Quasi-ergodic theorems for Feynman-Kac semigroups and large deviation for additive functionals
Daehong Kim, Takara Tagawa, Aurélien Velleret
TL;DR
The paper analyzes the long-time behavior of additive functionals for symmetric Markov processes under non-local Feynman--Kac bias and extinction. By leveraging ground-state transforms and Fukushima ergodic theory, it derives quasi-ergodic limits for both continuous and jump components, expressed through the ground state $\phi_0$ and the jump measure $\mathcal{J}_{\phi_0}$, and proves a conditional weak law of large numbers.

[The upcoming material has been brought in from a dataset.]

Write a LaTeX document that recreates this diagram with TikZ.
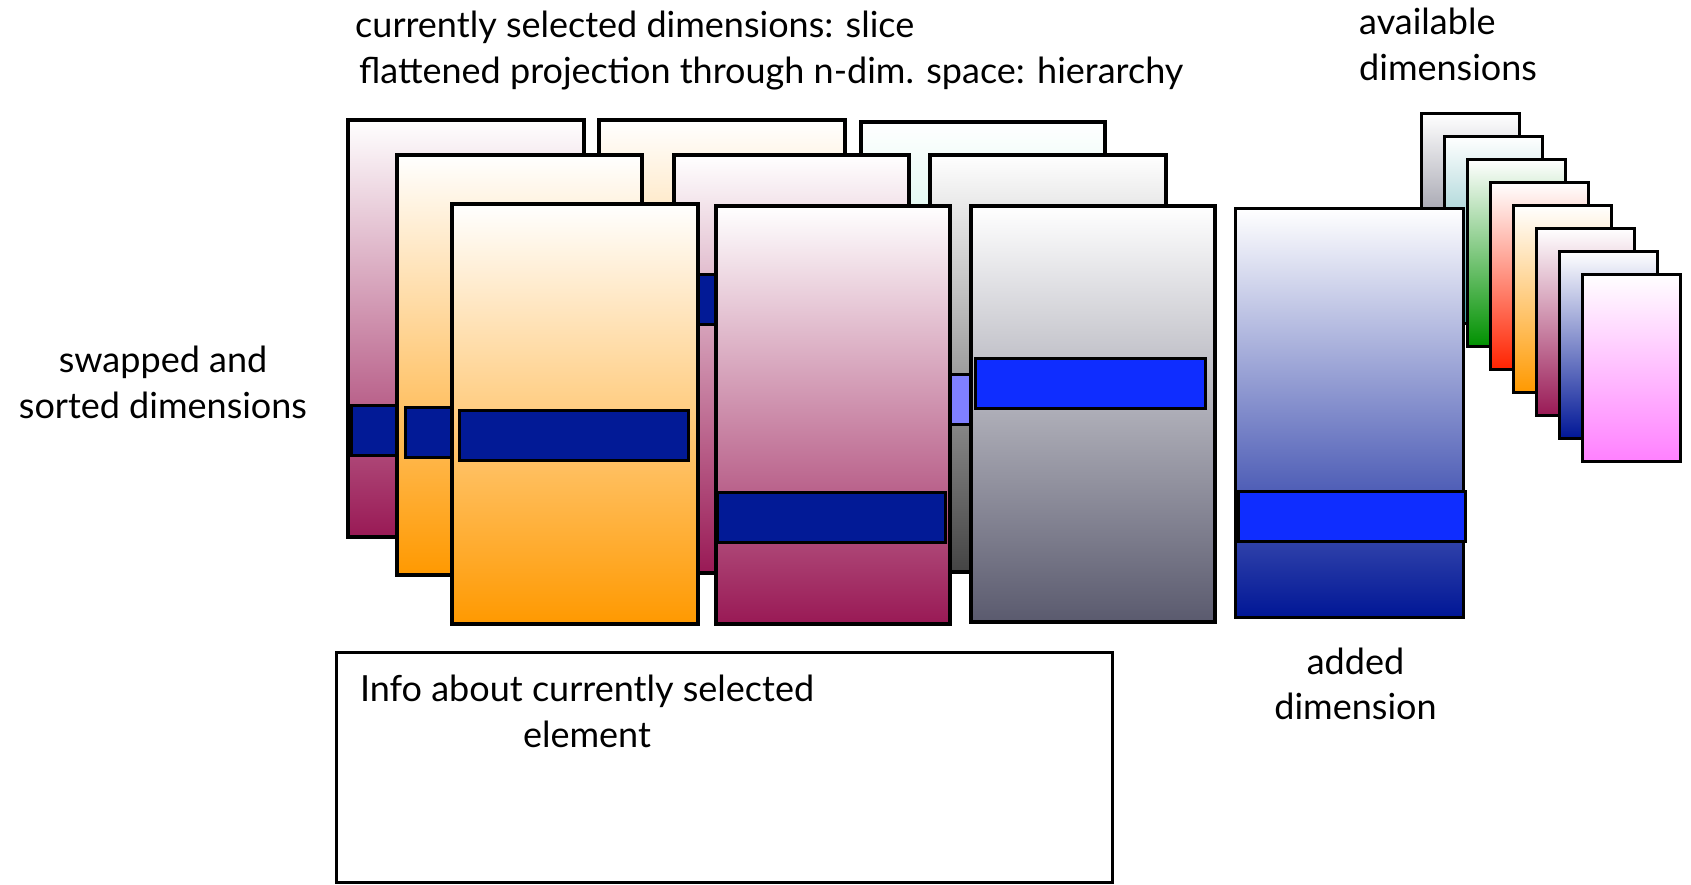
\documentclass[tikz,border=0pt]{standalone}
\usepackage{fontspec}
\setmainfont{Lato}
\usetikzlibrary{positioning}
\definecolor{barnavy}{RGB}{2,26,150}
\definecolor{barblue}{RGB}{15,45,255}
\definecolor{barlight}{RGB}{128,128,255}
\definecolor{maroonc}{RGB}{153,25,85}
\definecolor{amberc}{RGB}{255,153,0}
\definecolor{mintc}{RGB}{120,225,195}
\definecolor{graydk}{RGB}{68,68,68}
\definecolor{slatec}{RGB}{90,90,110}
\definecolor{navyc}{RGB}{0,22,150}
\definecolor{tealc}{RGB}{60,160,165}
\definecolor{leafc}{RGB}{0,145,0}
\definecolor{scarletc}{RGB}{255,35,0}
\definecolor{orchidc}{RGB}{255,128,255}
\tikzset{
  card/.style={draw=black,line width=3.4pt,anchor=north west,inner sep=0pt,
               outer sep=0pt,top color=white},
  mini/.style={card,minimum width=98pt,minimum height=187pt},
  bar/.style={draw=black,line width=3.4pt,anchor=north west,inner sep=0pt,
              outer sep=0pt,minimum height=50pt},
  lbl/.style={anchor=north,inner sep=0pt,align=center,
              font=\fontsize{36}{45.5}\selectfont},
}

\begin{document}
\begin{tikzpicture}[x=1pt,y=-1pt]
  \useasboundingbox (0,0) rectangle (1691,885);

  % back row
  \node[card,bottom color=maroonc,minimum width=236pt,minimum height=417pt] (c1a) at (348,120) {};
  \node[bar,fill=barnavy,minimum width=224pt] (b1a) at (351.5,405.5) {};
  \node[card,bottom color=amberc,minimum width=246pt,minimum height=418pt] (c2a) at (599,120) {};
  \node[card,bottom color=mintc,minimum width=244pt,minimum height=417pt] (c3a) at (861,122) {};

  % middle row
  \node[card,bottom color=amberc,minimum width=245pt,minimum height=420pt] (c1b) at (397,155) {};
  \node[bar,fill=barnavy,minimum width=228pt] (b1b) at (405.5,407.5) {};
  \node[card,bottom color=maroonc,minimum width=235pt,minimum height=418pt] (c2b) at (674,155) {};
  \node[bar,fill=barnavy,minimum width=228pt] (b2b) at (676,274.5) {};
  \node[card,bottom color=graydk,minimum width=236pt,minimum height=417pt] (c3b) at (930,155) {};
  \node[bar,fill=barlight,minimum width=228pt] (b3b) at (933,374.5) {};

  % front row
  \node[card,bottom color=amberc,minimum width=246pt,minimum height=420pt] (c1c) at (452,204) {};
  \node[bar,fill=barnavy,minimum width=229pt] (b1c) at (459.5,410.5) {};
  \node[card,bottom color=maroonc,minimum width=234pt,minimum height=418pt] (c2c) at (716,206) {};
  \node[bar,fill=barnavy,minimum width=228pt] (b2c) at (717.5,492.5) {};
  \node[card,bottom color=slatec,minimum width=244pt,minimum height=416pt] (c3c) at (971,206) {};
  \node[bar,fill=barblue,minimum width=230pt] (b3c) at (975.5,358.5) {};

  % available dimensions
  \foreach \col [count=\i from 0] in {slatec,tealc,leafc,scarletc,amberc,maroonc,navyc,orchidc}
    \node[mini,bottom color=\col] (av\i) at ({1421.5+23*\i},{113.5+23*\i}) {};

  % added dimension
  \node[card,bottom color=navyc,minimum width=228pt,minimum height=409pt] (c4) at (1235.5,208.5) {};
  \node[bar,fill=barblue,minimum width=227pt] (b4) at (1238.5,491.5) {};

  % info panel
  \node[draw=black,line width=3.4pt,anchor=north west,inner sep=0pt,
        minimum width=776pt,minimum height=230pt] (infobox) at (334.5,650.5) {};

  \node[lbl,anchor=north west,align=left] (topnote) at (355,11)
    {currently selected dimensions: slice\\\hspace*{4pt}flattened projection through n-dim. space: hierarchy};
  \node[lbl,anchor=north west,align=left] (availnote) at (1359,8) {available\\dimensions};
  \node[lbl] (swapnote) at (163,346) {swapped and\\sorted dimensions};
  \node[lbl,below=30pt of c4,xshift=6pt] (addnote) {added\\dimension};
  \node[lbl] (infonote) at (587,675) {Info about currently selected\\element};
\end{tikzpicture}
\end{document}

A large deviation principle for the mean of the additive functionals is established via a spectrally-informed rate function derived from a holomorphic family $\lambda_0(\theta)$ and its derivative, connecting spectral data to deviations of $A_t^{V,F}$. The results apply under explicit Kato-class and intrinsic ultracontractivity assumptions, with concrete examples including symmetric Lévy processes and absorbing domains, highlighting the framework's reach for non-local Feynman--Kac penalizations in quasi-stationary settings.
Abstract
We study the long-time behavior of an additive functional that takes into account the jumps of a symmetric Markov process. This process is assumed to be observed through a biased observation scheme that includes the survival to events of extinction and the Feynman-Kac weight by another similar additive functional. Under conditioning for the convergence to a quasi-stationary distribution and for two-sided estimates of the Feynmac-Kac semigroup to be obtained, we shall discuss general assumptions on the symmetric Markov process. For the law of additive functionals, we will prove a quasi-ergodic theorem, namely a conditional version of the ergodic theorem and a conditional functional weak law of large numbers. As an application, we also establish a large deviation principle for the mean ratio of additive functionals.